Healthy retail rotation
$960k COGS, inventory tapering down through the year
A baseline case where inventory turns well and still leaves room for a lead-time buffer.
Result: A solid turnover ratio with inventory days staying in a manageable band
Slow-moving stock
Heavy average inventory against lighter annual COGS
Useful when cash feels trapped on shelves and you need to quantify how slow the system really is.
Result: Days on hand swell quickly once turnover slips, even before stockouts are an issue
Lean reorder cadence
Fast-moving catalog with tighter inventory discipline
A cleaner case for businesses optimizing working capital without going so lean that lead time becomes risky.
Result: Higher turnover lowers days on hand and compresses working-capital drag
How the inventory model works
The calculator averages beginning and ending inventory, then divides annual COGS by that average to estimate how many full turns inventory makes in a year.
It also converts annual consumption into daily usage so lead time and safety stock can produce a simple reorder-point target instead of a ratio alone.
Inventory turnover FAQs
How turnover, days on hand, and reorder point relate to working capital.
What does inventory turnover actually tell me?
It tells you how many times average inventory is sold through over a year.

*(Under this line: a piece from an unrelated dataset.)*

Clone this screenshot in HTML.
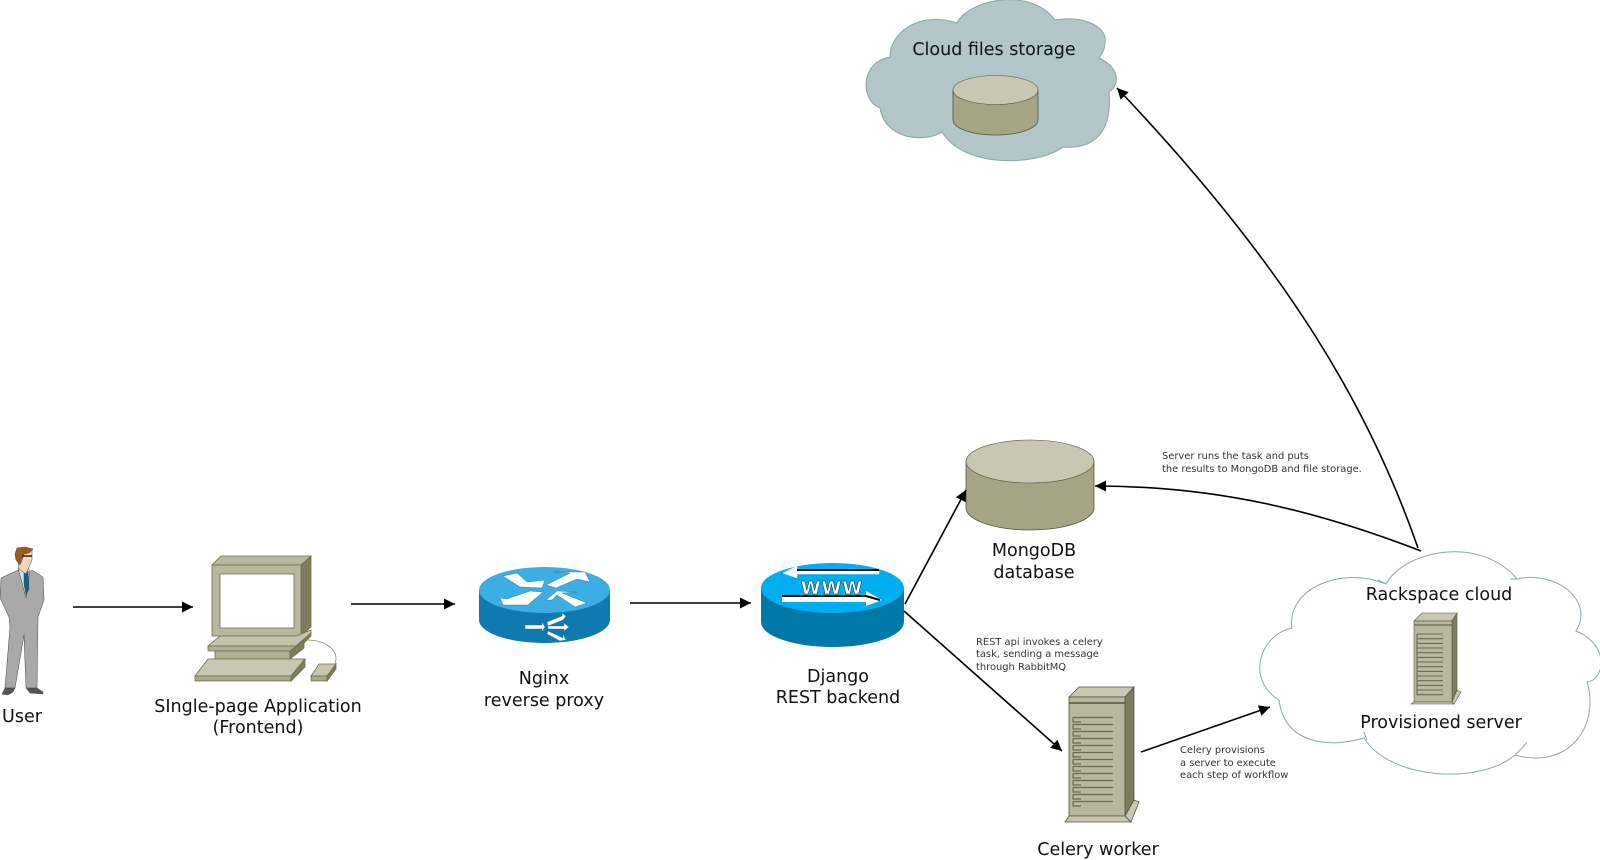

Higher turnover generally means less cash trapped in stock, though too much can create stockout risk if replenishment is weak.
Why include a reorder point?
Because turnover alone is descriptive. Reorder point turns the analysis into an operating action by converting daily usage, supplier lead time, and safety stock into a target inventory threshold.
Is average inventory enough?
It is a good planning shortcut. Highly seasonal businesses may still need month-by-month inventory analysis to capture peak buying and replenishment cycles accurately.